**Dataset records:**

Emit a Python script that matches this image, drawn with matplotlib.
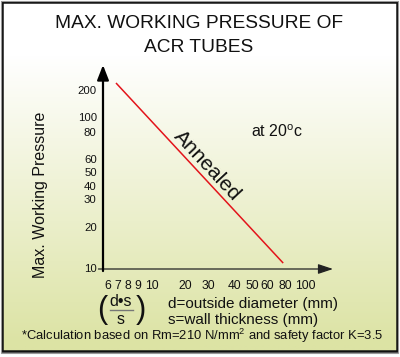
import matplotlib
matplotlib.use('Agg')
import matplotlib.pyplot as plt
import numpy as np
from matplotlib.patches import Rectangle

plt.rcParams['font.family'] = ['Liberation Sans', 'DejaVu Sans']
plt.rcParams['mathtext.fontset'] = 'custom'
plt.rcParams['mathtext.rm'] = 'Liberation Sans'

# chart data
x_ticks = [6, 7, 8, 9, 10, 20, 30, 40, 50, 60, 80, 100]          # d/s
y_ticks = [10, 20, 30, 40, 50, 60, 80, 100, 200]                # pressure
annealed_ds = [6.8, 78]
annealed_pressure = [226, 11.2]

W, H = 400, 357
# where the (non uniform) tick marks sit on the drawing, in pixels
x_tick_px = [108, 118, 128, 138, 152, 185, 208, 235, 252, 267, 285, 305]
y_tick_px = [268, 227, 199, 186, 172, 159, 132, 117, 90]


def make_map(vals, pos):
    vals = np.asarray(vals, float)
    pos = np.asarray(pos, float)

    def interp(v, a, b):
        v = np.asarray(v, float)
        out = np.interp(v, a, b)
        lo = (b[1] - b[0]) / (a[1] - a[0])
        hi = (b[-1] - b[-2]) / (a[-1] - a[-2])
        out = np.where(v < a[0], b[0] + (v - a[0]) * lo, out)
        out = np.where(v > a[-1], b[-1] + (v - a[-1]) * hi, out)
        return out

    return (lambda v: interp(v, vals, pos)), (lambda p: interp(p, pos, vals))


fx, ix = make_map(x_ticks, x_tick_px)
fy, iy = make_map(y_ticks, [H - p for p in y_tick_px])

fig = plt.figure(figsize=(W / 100, H / 100), dpi=100)
fig.patch.set_facecolor('white')

# background gradient + frame
bg = fig.add_axes([0, 0, 1, 1])
bg.set_xlim(0, W)
bg.set_ylim(H, 0)
bg.axis('off')
top = np.array([1.0, 1.0, 1.0])
bot = np.array([220, 227, 164]) / 255
ys = np.linspace(0, 1, 300)
t = np.clip((ys * H - 55) / (350 - 55), 0, 1)
grad = top[None, :] * (1 - t[:, None]) + bot[None, :] * t[:, None]
bg.imshow(grad[:, None, :], extent=[2, 397, 351, 2], aspect='auto', zorder=0)
bg.add_patch(Rectangle((2, 2), 395, 349, fill=False, edgecolor='#111111', lw=1.8, zorder=2))
bg.add_patch(Rectangle((0.6, 0.6), 397.8, 352, fill=False, edgecolor='#999999', lw=0.8, zorder=2))

ax_l, ax_r, ax_b, ax_t = 103, 333, 269, 65
ax = fig.add_axes([ax_l / W, 1 - ax_b / H, (ax_r - ax_l) / W, (ax_b - ax_t) / H])
ax.set_facecolor('none')
ax.set_xscale('function', functions=(fx, ix))
ax.set_yscale('function', functions=(fy, iy))
ax.set_xlim(float(ix(ax_l)), float(ix(ax_r)))
ax.set_ylim(float(iy(H - ax_b)), float(iy(H - ax_t)))
for s in ax.spines.values():
    s.set_visible(False)

ax.set_xticks(x_ticks, [str(v) for v in x_ticks])
ax.set_yticks(y_ticks, [str(v) for v in y_ticks])
ax.minorticks_off()
ax.tick_params(axis='x', length=0, pad=8, labelsize=8.7, colors='#111111')
ax.tick_params(axis='y', length=0, pad=4.5, labelsize=8.2, colors='#111111')

ax.plot(annealed_ds, annealed_pressure, color='#e3141b', lw=1.1, solid_capstyle='butt')

# axes with arrow heads
ax.annotate('', xy=(1, 0), xytext=(-0.02, 0), xycoords='axes fraction',
            arrowprops=dict(arrowstyle='-|>,head_length=0.9,head_width=0.3', color='#222222', lw=0.9,
                            shrinkA=0, shrinkB=0))
ax.annotate('', xy=(0, 1), xytext=(0, -0.01), xycoords='axes fraction',
            arrowprops=dict(arrowstyle='-|>,head_length=0.9,head_width=0.35', color='black', lw=1.6,
                            shrinkA=0, shrinkB=0))


def px(x, y):
    return x / W, 1 - y / H


fig.text(*px(199, 23), 'MAX. WORKING PRESSURE OF', ha='center', va='center', fontsize=13.8, color='#111111')
fig.text(*px(199, 48), 'ACR TUBES', ha='center', va='center', fontsize=13.8, color='#111111')
fig.text(*px(41, 195), 'Max. Working Pressure', ha='center', va='center', rotation=90, fontsize=11.5, color='#111111')
fig.text(*px(207, 166), 'Annealed', ha='center', va='center', rotation=-47, rotation_mode='anchor',
         fontsize=15, color='#111111')
fig.text(*px(277, 132), 'at 20$^{\\mathrm{o}}$c', ha='center', va='center', fontsize=11.5, color='#111111')

fig.text(*px(102, 310), '(', ha='center', va='center', fontsize=22, color='#111111')
fig.text(*px(141, 310), ')', ha='center', va='center', fontsize=22, color='#111111')
fig.text(*px(121, 301), 'd\u2022s', ha='center', va='center', fontsize=11.5, color='#111111')
fig.text(*px(121, 319), 's', ha='center', va='center', fontsize=11.5, color='#111111')
bg.plot([110, 133], [310, 310], color='#777777', lw=1.0)

fig.text(*px(168, 304), 'd=outside diameter (mm)', ha='left', va='center', fontsize=11, color='#111111')
fig.text(*px(168, 320), 's=wall thickness (mm)', ha='left', va='center', fontsize=11, color='#111111')
fig.text(*px(202, 336), '*Calculation based on Rm=210 N/mm$^2$ and safety factor K=3.5',
         ha='center', va='center', fontsize=9.4, color='#111111')

fig.savefig('out.png', dpi=100)
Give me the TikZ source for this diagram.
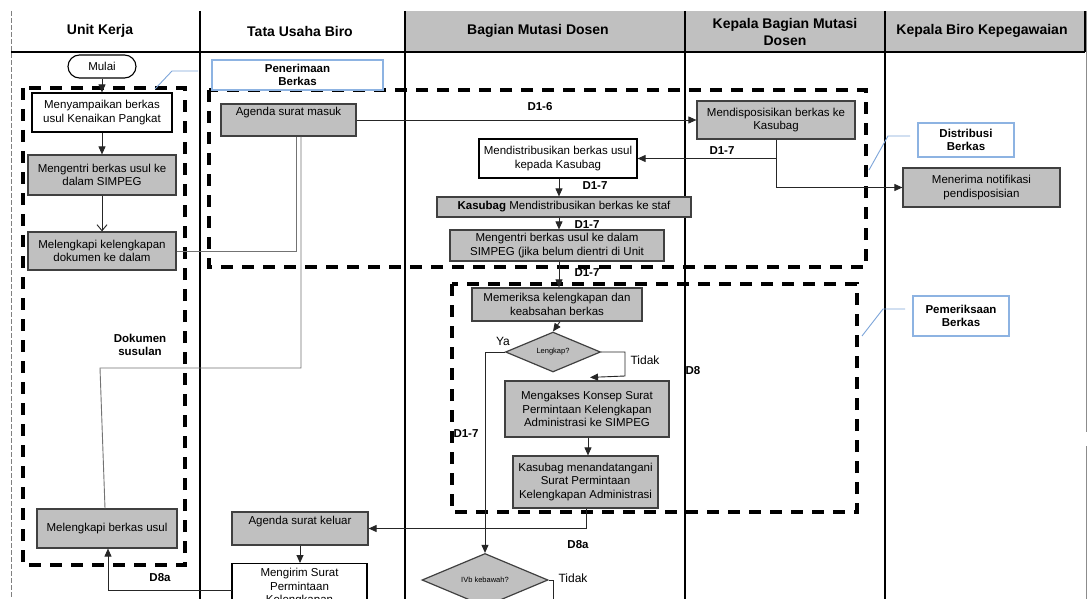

**Problem to solve:** Pictures stay out. Repeat only the lines from the beginning of the data through the line that has "y_tick_px = [268, 227, 199, 186, 172, 159, 132, 117, 90]".

**Answer to the exercise:**
Emit a Python script that matches this image, drawn with matplotlib.
import matplotlib
matplotlib.use('Agg')
import matplotlib.pyplot as plt
import numpy as np
from matplotlib.patches import Rectangle

plt.rcParams['font.family'] = ['Liberation Sans', 'DejaVu Sans']
plt.rcParams['mathtext.fontset'] = 'custom'
plt.rcParams['mathtext.rm'] = 'Liberation Sans'

# chart data
x_ticks = [6, 7, 8, 9, 10, 20, 30, 40, 50, 60, 80, 100]          # d/s
y_ticks = [10, 20, 30, 40, 50, 60, 80, 100, 200]                # pressure
annealed_ds = [6.8, 78]
annealed_pressure = [226, 11.2]

W, H = 400, 357
# where the (non uniform) tick marks sit on the drawing, in pixels
x_tick_px = [108, 118, 128, 138, 152, 185, 208, 235, 252, 267, 285, 305]
y_tick_px = [268, 227, 199, 186, 172, 159, 132, 117, 90]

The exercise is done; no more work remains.